Apple (AAPL) unveiled new models of its iPhone and iPad devices, while setting a $4.99 a month price for the technology giant’s streaming television service that will feature original shows starting in November.
In a closely watched event Tuesday, Apple said its iPhone 11 version will have a dual-camera system with a starting price of $699, a 6.1-inch screen and six colors. The phone will also come in pricier Pro and Pro Max models, offering brighter displays and a triple-camera system, with starting costs of $999 and $1,099 each.
“iPhone 11 Pro and iPhone 11 Pro Max are the most powerful and advanced smartphones we have ever made,” said Phil Schiller, the company’s senior vice president of worldwide marketing. “They are packed with sophisticated technology that pros can count on to get their work done, and for anyone who wants the very best device made, even if they are not a pro.”
Apple’s seventh-generation iPad will include a 10.2-inch Retina display and the A10 fusion chip, with a $329 starting price, the company said. It also announced the fifth series of its smartwatch, including better navigation with a built-in compass and international emergency calling.

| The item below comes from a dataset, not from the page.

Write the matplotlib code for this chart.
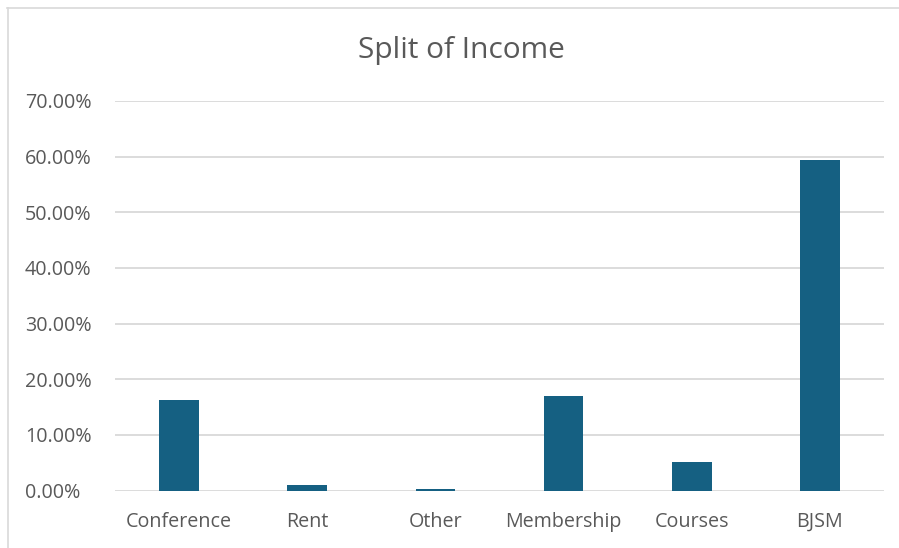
import matplotlib
matplotlib.use("Agg")
import matplotlib.pyplot as plt
from matplotlib.ticker import PercentFormatter
from matplotlib.lines import Line2D
import matplotlib.transforms as mtransforms

categories = ["Conference", "Rent", "Other", "Membership", "Courses", "BJSM"]
values = [0.162, 0.010, 0.003, 0.170, 0.051, 0.594]
yticks = [0.0, 0.1, 0.2, 0.3, 0.4, 0.5, 0.6, 0.7]

plt.rcParams['font.family'] = ['Open Sans', 'DejaVu Sans']
text_color = "#595959"
grid_color = "#D9D9D9"
bar_color = "#156082"

fig = plt.figure(figsize=(8.99, 5.48), dpi=100)
ax = fig.add_axes([115/899, 1-490.5/548, (884-115)/899, (490.5-101)/548])

x = list(range(len(categories)))
ax.bar(x, values, width=0.31, color=bar_color, zorder=3)
ax.set_xlim(-0.5, len(categories)-0.5)
ax.set_ylim(0, 0.7)
ax.set_yticks(yticks)
ax.yaxis.set_major_formatter(PercentFormatter(xmax=1, decimals=2))
ax.set_xticks(x)
ax.set_xticklabels(categories)
ax.grid(axis='y', color=grid_color, linewidth=1.3, zorder=0)
for s in ax.spines.values():
    s.set_visible(False)
ax.tick_params(axis='both', length=0, labelsize=14.2, colors=text_color)
ax.tick_params(axis='x', pad=15.5)

fig.canvas.draw()
offset = mtransforms.ScaledTranslation(-(115-25)/100, 0, fig.dpi_scale_trans)
for lab in ax.get_yticklabels():
    lab.set_transform(ax.get_yaxis_transform() + offset)
    lab.set_horizontalalignment('left')
    lab.set_x(0)

fig.text(461/899, 1-47/548, "Split of Income", ha='center', va='center_baseline',
         fontsize=21.5, color=text_color)

fig.add_artist(Line2D([7/899, 1], [1-7.5/548, 1-7.5/548], color=grid_color, linewidth=1.2, transform=fig.transFigure))
fig.add_artist(Line2D([7.5/899, 7.5/899], [0, 1-7.5/548], color=grid_color, linewidth=1.2, transform=fig.transFigure))

fig.savefig("out.png", dpi=100)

“We’ve seen Apple Watch have a meaningful impact on our customers’ lives and we’re excited to deliver even more capabilities with Apple Watch Series 5 and watchOS 6,” Chief Operating Officer Jeff Williams said in a statement.
The watch’s price tag starts at $399 with GPS and $499 with cellular service.
Also on Tuesday, Apple said its TV+ video subscription service will start in over 100 countries on Nov. 1 with a $4.99 a month cost after a free trial for seven days.
“With Apple TV+, we are presenting all-original stories from the best, brightest and most creative minds, and we know viewers will find their new favorite show or movie on our service,” said Zack Van Amburg, the company’s head of worldwide video.
While Apple’s shares were little changed on the day, Netflix (NFLX) was down 3.4% and Walt Disney (DIS), which is bringing out its own streaming service this year, fell 2.8%.